# Data supplied:
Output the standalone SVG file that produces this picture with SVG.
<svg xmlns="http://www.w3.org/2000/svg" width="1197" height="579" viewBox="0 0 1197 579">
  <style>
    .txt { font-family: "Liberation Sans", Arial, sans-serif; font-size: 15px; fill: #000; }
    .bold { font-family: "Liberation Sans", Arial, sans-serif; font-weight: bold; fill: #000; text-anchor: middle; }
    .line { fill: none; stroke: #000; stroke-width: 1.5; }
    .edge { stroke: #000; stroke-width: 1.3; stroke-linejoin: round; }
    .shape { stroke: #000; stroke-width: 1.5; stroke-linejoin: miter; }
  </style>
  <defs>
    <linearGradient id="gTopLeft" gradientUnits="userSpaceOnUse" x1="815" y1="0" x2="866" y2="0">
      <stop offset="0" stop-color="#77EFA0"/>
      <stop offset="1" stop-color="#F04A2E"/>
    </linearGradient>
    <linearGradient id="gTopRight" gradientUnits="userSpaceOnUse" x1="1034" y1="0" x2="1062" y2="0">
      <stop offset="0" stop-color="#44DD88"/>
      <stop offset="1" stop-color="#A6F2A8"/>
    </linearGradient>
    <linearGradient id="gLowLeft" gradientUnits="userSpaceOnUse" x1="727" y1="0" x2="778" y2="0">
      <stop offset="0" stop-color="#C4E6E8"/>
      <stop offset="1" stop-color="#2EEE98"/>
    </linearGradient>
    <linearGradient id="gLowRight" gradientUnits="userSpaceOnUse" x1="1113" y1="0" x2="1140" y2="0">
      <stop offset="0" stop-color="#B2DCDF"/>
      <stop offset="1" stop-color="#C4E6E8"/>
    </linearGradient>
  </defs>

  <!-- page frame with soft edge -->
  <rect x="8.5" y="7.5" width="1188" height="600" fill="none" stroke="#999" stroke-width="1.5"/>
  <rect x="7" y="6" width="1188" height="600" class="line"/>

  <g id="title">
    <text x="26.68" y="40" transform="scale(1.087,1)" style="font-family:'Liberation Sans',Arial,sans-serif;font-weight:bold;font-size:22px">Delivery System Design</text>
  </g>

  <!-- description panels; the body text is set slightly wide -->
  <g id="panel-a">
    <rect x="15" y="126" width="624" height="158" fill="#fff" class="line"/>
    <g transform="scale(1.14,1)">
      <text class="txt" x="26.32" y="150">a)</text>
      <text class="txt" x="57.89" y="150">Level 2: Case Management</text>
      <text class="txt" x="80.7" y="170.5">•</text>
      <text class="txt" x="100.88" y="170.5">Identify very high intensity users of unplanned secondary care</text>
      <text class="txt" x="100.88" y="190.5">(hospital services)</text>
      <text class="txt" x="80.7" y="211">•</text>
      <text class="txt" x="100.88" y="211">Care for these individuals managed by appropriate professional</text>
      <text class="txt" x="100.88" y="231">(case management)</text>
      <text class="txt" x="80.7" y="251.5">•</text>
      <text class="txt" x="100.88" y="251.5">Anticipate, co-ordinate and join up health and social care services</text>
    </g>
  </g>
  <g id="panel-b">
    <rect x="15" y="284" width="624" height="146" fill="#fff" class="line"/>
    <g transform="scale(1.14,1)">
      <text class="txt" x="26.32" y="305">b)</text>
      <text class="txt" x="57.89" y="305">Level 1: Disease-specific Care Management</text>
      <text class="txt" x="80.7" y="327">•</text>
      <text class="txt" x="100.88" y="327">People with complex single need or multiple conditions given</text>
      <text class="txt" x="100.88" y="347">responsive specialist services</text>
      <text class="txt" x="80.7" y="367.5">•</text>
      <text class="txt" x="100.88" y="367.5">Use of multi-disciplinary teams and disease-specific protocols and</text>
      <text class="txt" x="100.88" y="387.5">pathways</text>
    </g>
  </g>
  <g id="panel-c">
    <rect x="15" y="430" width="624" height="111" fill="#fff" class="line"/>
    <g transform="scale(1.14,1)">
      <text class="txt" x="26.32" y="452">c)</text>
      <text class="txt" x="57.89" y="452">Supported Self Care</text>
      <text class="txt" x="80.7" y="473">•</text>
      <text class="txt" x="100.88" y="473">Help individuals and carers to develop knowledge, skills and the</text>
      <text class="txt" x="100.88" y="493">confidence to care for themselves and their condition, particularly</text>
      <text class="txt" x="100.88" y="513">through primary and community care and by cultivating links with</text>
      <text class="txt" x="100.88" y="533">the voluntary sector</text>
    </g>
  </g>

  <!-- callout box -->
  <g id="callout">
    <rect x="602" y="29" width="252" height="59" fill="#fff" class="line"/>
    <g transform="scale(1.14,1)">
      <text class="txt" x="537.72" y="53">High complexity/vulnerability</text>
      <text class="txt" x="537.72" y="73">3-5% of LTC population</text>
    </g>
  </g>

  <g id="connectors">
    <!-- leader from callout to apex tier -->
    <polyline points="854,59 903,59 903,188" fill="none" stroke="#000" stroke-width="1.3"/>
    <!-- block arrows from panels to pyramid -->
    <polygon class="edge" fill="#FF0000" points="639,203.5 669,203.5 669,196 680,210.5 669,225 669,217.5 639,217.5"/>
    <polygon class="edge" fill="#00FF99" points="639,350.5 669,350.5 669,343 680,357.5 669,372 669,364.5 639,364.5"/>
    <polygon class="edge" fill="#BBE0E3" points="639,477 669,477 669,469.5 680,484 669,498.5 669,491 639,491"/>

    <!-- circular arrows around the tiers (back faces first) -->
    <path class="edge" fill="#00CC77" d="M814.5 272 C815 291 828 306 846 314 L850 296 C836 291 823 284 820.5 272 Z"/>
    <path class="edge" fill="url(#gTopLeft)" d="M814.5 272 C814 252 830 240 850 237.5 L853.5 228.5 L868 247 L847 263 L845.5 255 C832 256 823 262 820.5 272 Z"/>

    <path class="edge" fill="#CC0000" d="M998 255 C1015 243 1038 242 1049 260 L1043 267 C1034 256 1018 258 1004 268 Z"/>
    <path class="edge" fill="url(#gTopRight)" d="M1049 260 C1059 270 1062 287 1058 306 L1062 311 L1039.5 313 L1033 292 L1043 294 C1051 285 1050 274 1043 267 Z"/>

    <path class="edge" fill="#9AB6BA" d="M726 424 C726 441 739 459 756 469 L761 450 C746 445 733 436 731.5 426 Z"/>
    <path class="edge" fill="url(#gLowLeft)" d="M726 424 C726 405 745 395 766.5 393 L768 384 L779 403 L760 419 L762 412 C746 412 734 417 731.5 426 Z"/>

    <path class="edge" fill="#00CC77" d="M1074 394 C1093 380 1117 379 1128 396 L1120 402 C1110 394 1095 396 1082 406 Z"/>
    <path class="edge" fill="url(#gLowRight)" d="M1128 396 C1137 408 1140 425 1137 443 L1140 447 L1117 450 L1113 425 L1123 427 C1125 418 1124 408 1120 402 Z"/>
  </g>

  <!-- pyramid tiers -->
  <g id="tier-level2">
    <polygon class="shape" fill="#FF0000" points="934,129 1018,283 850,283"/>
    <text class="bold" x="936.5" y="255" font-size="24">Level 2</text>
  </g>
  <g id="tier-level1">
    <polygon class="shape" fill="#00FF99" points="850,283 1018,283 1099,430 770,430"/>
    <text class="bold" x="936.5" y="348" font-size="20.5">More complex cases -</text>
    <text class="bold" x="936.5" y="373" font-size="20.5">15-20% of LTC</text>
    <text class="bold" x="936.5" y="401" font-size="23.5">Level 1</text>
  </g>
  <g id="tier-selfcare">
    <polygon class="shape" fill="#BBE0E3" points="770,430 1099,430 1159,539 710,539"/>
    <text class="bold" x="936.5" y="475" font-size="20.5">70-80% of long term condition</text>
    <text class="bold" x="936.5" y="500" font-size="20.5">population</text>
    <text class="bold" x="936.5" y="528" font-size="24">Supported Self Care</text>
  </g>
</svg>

* * *

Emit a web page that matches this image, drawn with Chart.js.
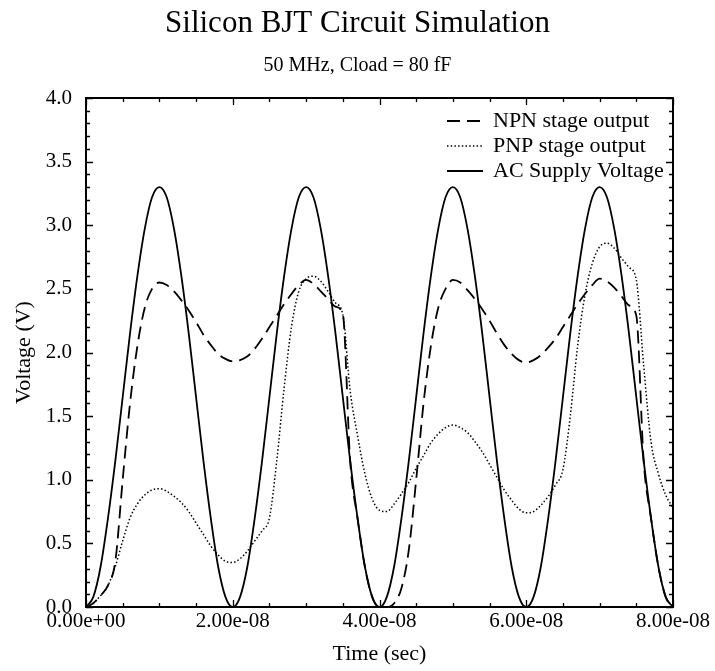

* * *

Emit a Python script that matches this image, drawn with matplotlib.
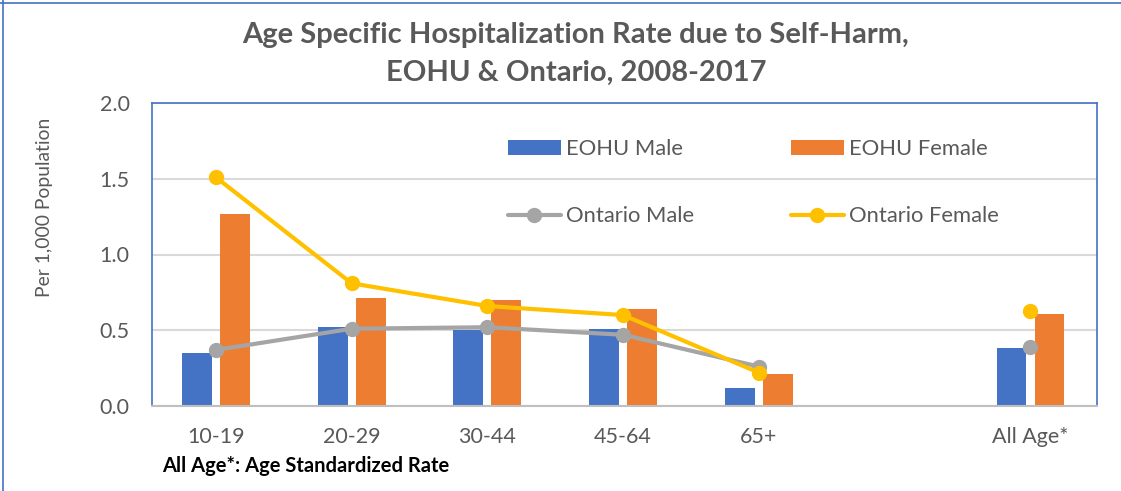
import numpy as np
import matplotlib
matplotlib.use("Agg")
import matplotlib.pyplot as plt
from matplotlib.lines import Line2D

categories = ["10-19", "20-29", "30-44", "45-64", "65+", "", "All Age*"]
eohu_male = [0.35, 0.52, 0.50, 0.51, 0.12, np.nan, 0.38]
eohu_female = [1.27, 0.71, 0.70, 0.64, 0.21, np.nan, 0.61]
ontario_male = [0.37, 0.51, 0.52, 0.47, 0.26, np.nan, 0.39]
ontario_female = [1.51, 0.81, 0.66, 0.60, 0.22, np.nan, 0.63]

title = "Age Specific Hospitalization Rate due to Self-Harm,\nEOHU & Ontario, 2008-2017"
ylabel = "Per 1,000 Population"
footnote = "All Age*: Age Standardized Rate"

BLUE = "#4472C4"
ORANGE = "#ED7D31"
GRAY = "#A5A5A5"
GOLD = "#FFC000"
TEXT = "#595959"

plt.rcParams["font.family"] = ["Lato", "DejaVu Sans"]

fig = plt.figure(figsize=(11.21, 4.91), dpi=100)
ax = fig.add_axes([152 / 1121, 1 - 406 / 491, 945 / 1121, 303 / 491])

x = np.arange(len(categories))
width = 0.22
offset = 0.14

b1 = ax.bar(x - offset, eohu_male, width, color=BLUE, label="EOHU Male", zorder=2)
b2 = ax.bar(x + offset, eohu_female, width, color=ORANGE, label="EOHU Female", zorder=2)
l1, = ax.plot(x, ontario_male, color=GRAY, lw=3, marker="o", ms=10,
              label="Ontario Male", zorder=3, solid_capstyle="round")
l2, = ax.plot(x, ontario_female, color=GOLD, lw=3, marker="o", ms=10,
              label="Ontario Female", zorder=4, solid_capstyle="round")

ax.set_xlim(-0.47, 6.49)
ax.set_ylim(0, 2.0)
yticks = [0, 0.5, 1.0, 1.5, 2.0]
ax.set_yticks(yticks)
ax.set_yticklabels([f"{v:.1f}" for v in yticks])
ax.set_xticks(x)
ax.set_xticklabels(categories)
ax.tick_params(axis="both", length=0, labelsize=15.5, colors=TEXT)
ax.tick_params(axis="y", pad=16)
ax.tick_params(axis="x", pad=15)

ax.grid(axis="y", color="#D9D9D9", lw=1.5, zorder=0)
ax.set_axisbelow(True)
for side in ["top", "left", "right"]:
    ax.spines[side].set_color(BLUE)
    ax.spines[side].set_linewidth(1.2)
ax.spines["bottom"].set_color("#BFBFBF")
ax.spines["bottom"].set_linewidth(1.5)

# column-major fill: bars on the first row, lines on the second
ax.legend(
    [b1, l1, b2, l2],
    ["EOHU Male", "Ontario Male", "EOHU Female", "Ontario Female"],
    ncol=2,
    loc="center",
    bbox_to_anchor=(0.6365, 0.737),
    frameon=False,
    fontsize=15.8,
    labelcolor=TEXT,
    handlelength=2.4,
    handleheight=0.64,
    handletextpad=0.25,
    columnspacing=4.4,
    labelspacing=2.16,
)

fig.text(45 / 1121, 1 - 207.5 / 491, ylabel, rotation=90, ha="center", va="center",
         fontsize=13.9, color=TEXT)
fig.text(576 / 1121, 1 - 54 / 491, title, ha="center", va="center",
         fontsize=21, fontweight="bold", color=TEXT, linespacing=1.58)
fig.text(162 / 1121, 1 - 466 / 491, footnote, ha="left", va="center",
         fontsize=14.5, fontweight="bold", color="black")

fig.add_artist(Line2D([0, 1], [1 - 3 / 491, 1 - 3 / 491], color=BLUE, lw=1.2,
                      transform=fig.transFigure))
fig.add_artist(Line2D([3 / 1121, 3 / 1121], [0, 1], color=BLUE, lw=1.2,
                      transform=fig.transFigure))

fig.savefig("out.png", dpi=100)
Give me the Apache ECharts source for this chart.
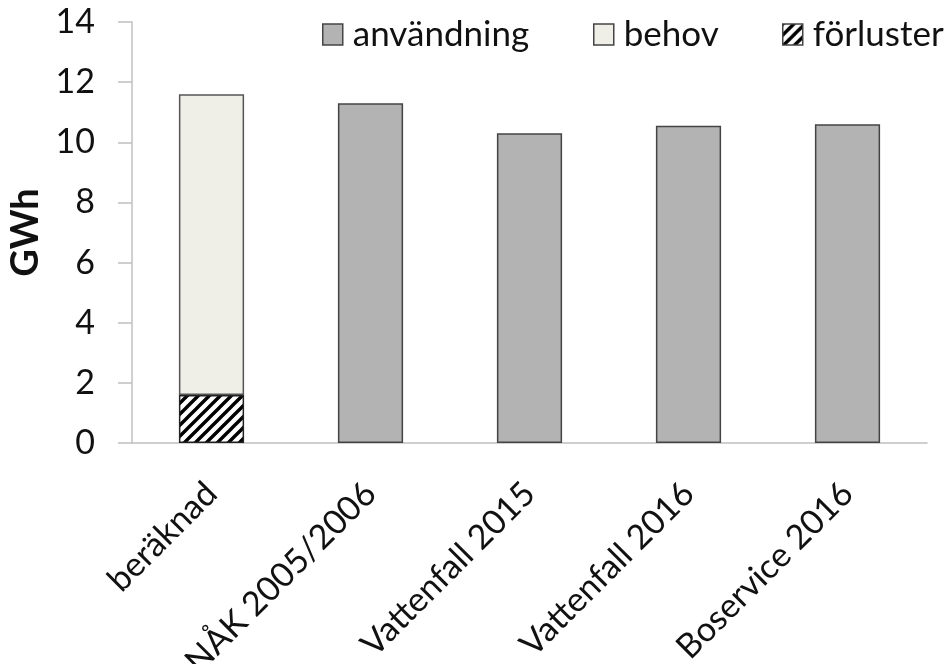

# Exercise task:
Extract lines where the string "drawn" occurs.

# Task response:
Emit a web page that matches this image, drawn with Chart.js.
Emit a Python script that matches this image, drawn with matplotlib.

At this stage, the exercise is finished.